Bel est Belin


Il a la voix boiseuse, et l'on compte peu de crooners en France qui cachent dans leurs cordes un tel instrument. La texture de ses textes, comme des bélinogrammes rédigés dans l'urgence, lui donne les traits d'un chaman qui chante. «La nuit envahit tout / Paroles / Poumons / Pays». Je répète: «La nuit envahit tout / Paroles / Poumons / Pays» (Pauvre grue). Mais un rai d'espérance fuse de ses climats inquiétants, quoique sensuels et fertiles en rêveries. Des étoiles nouvelles. Le quatrième volet de sa quête discographique approchera-t-il Bertrand Belin du graal? «Je vais te trouver / C'est certain / Tu ne peux pas être / Bien loin» (Un déluge).
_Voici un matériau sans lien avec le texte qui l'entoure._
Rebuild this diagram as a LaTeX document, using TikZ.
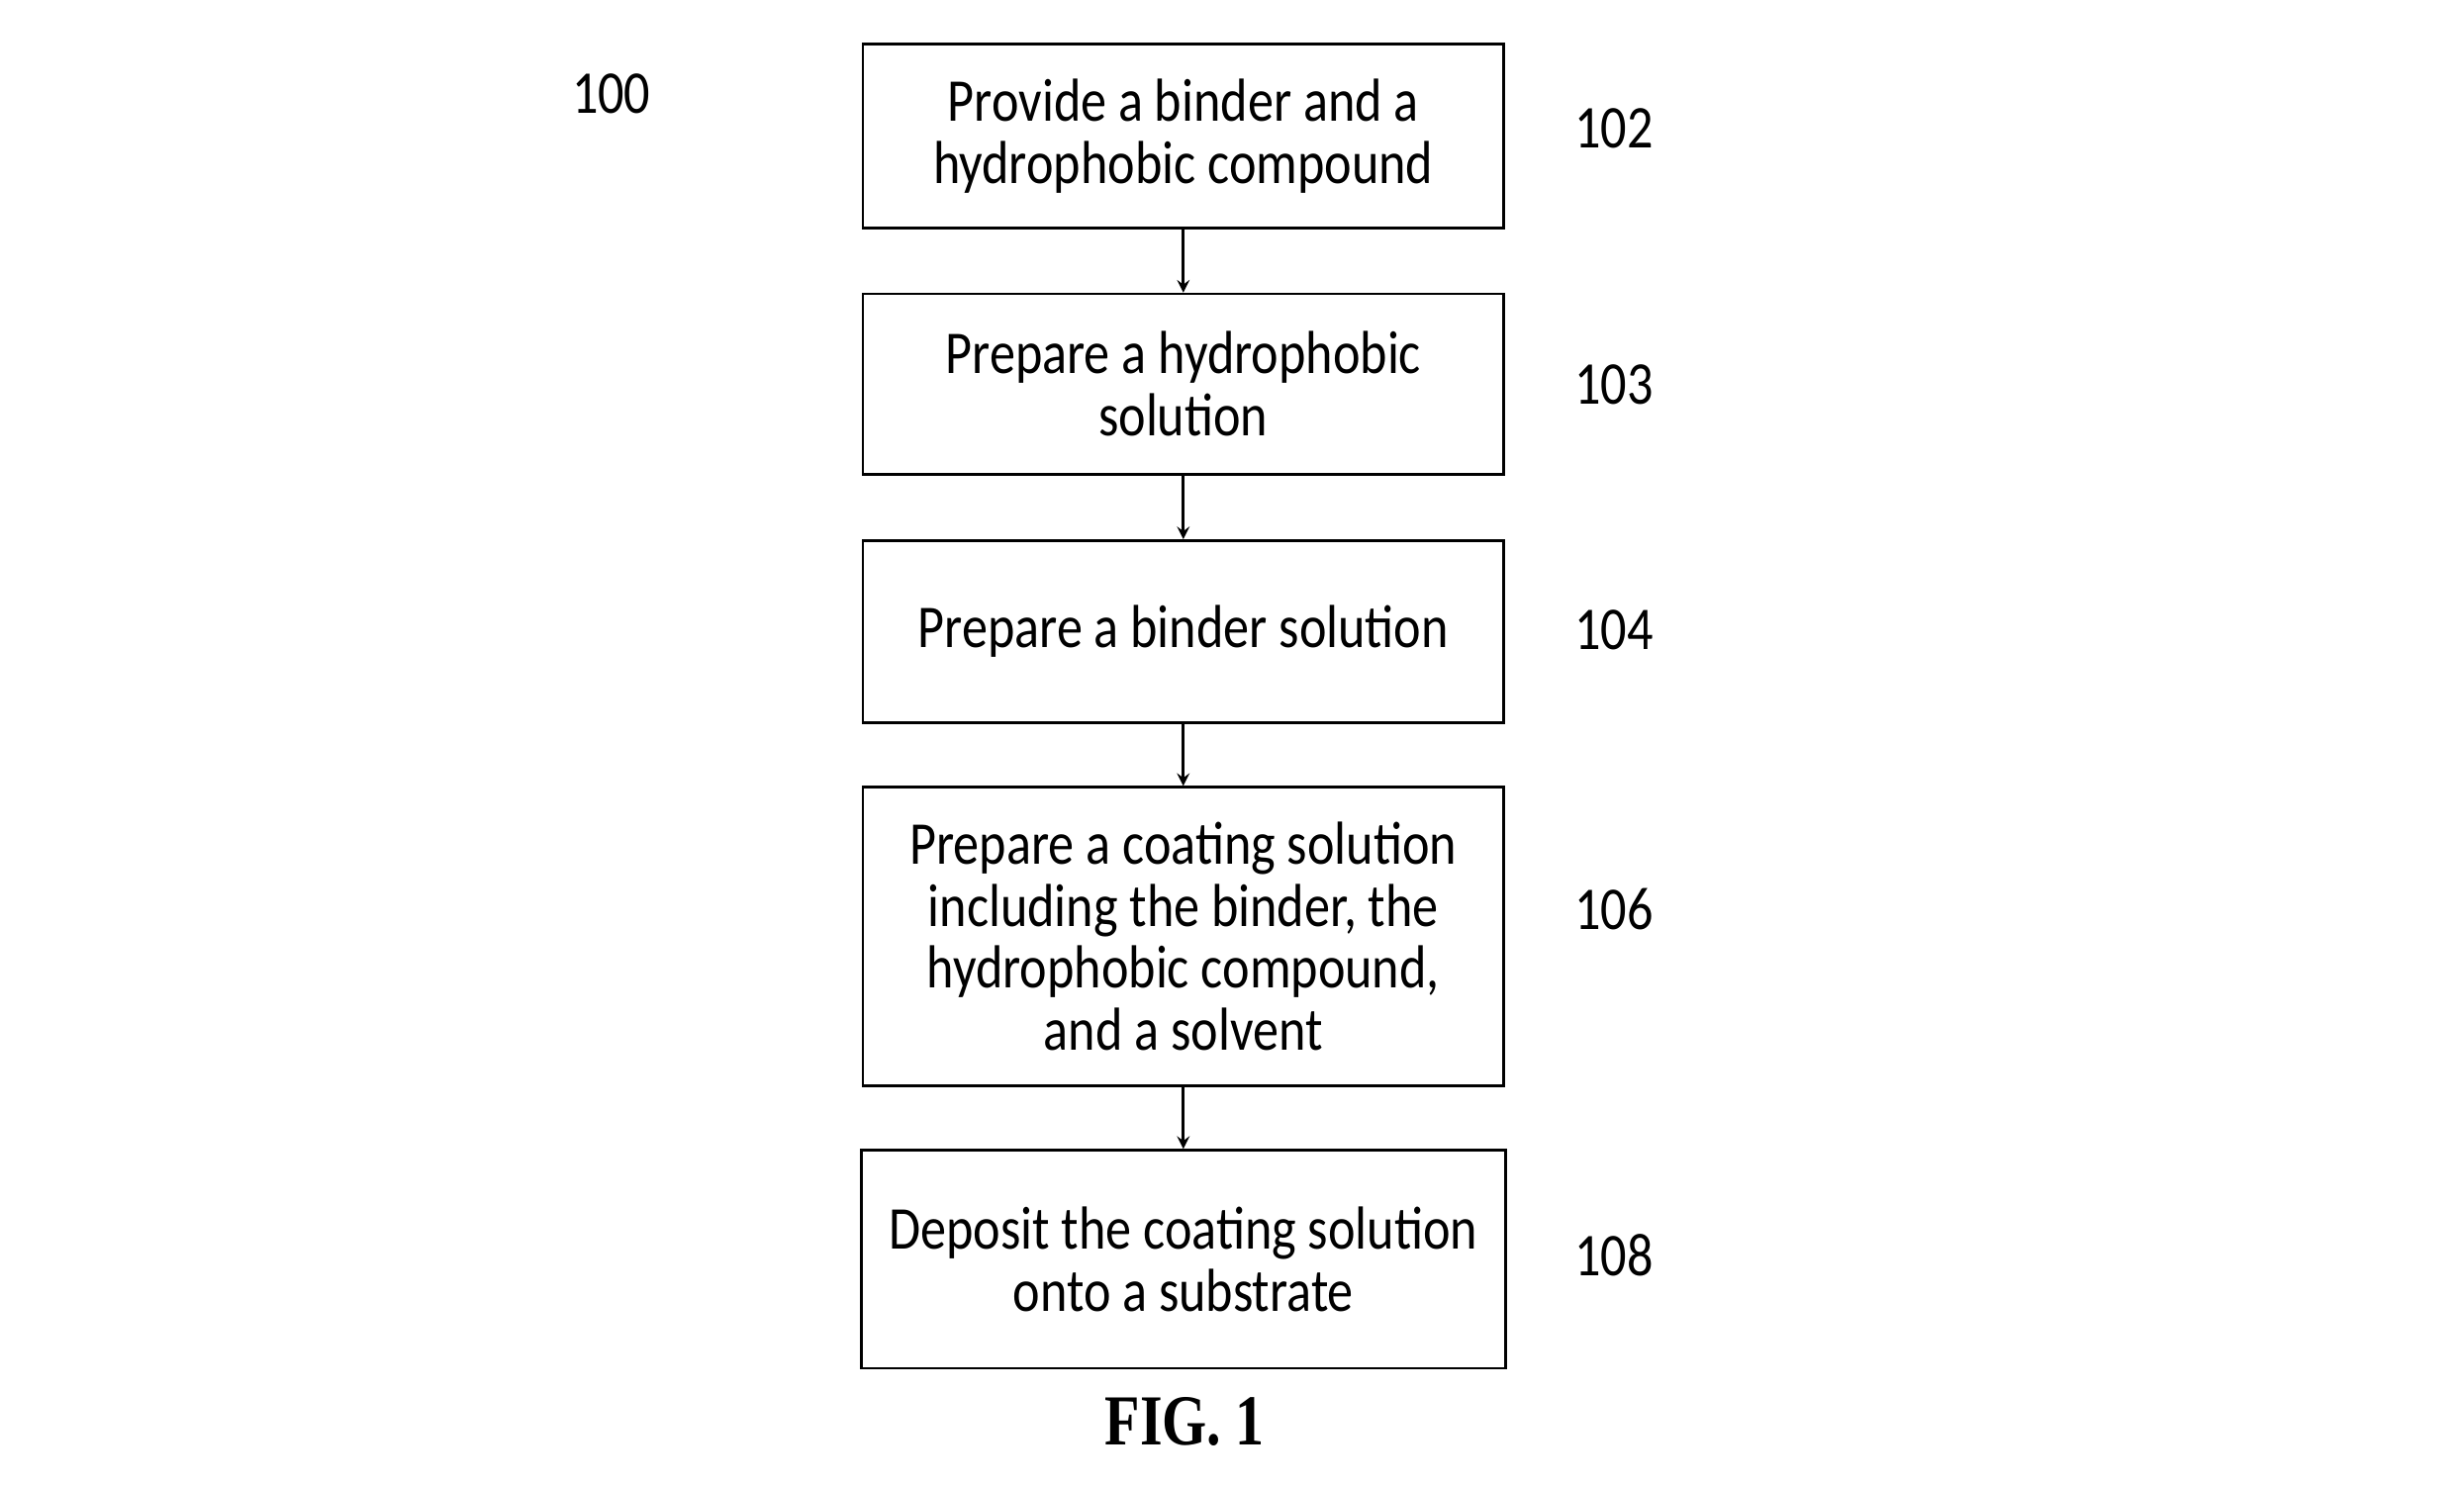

Si cette douzaine de chansons lentes et dansantes parfois inverse ce qui est ténèbres en clarté, le poète, lui, donne l'air du gars qui fait la planche à l'ombre douce d'un bosquet. «On nage tranquille / Loin des soucis / Par un bel après-midi...» (Peggy). En zoomant le chasseur d'images distinguera d'autres baigneurs méditatifs; leurs profils évoquent Dominique A, Dick Annegarn, Jean-Louis Murat, JPNataf... Doux Jésus, quel est donc ce bivouac? Derrière le point d'eau, une plaine aride.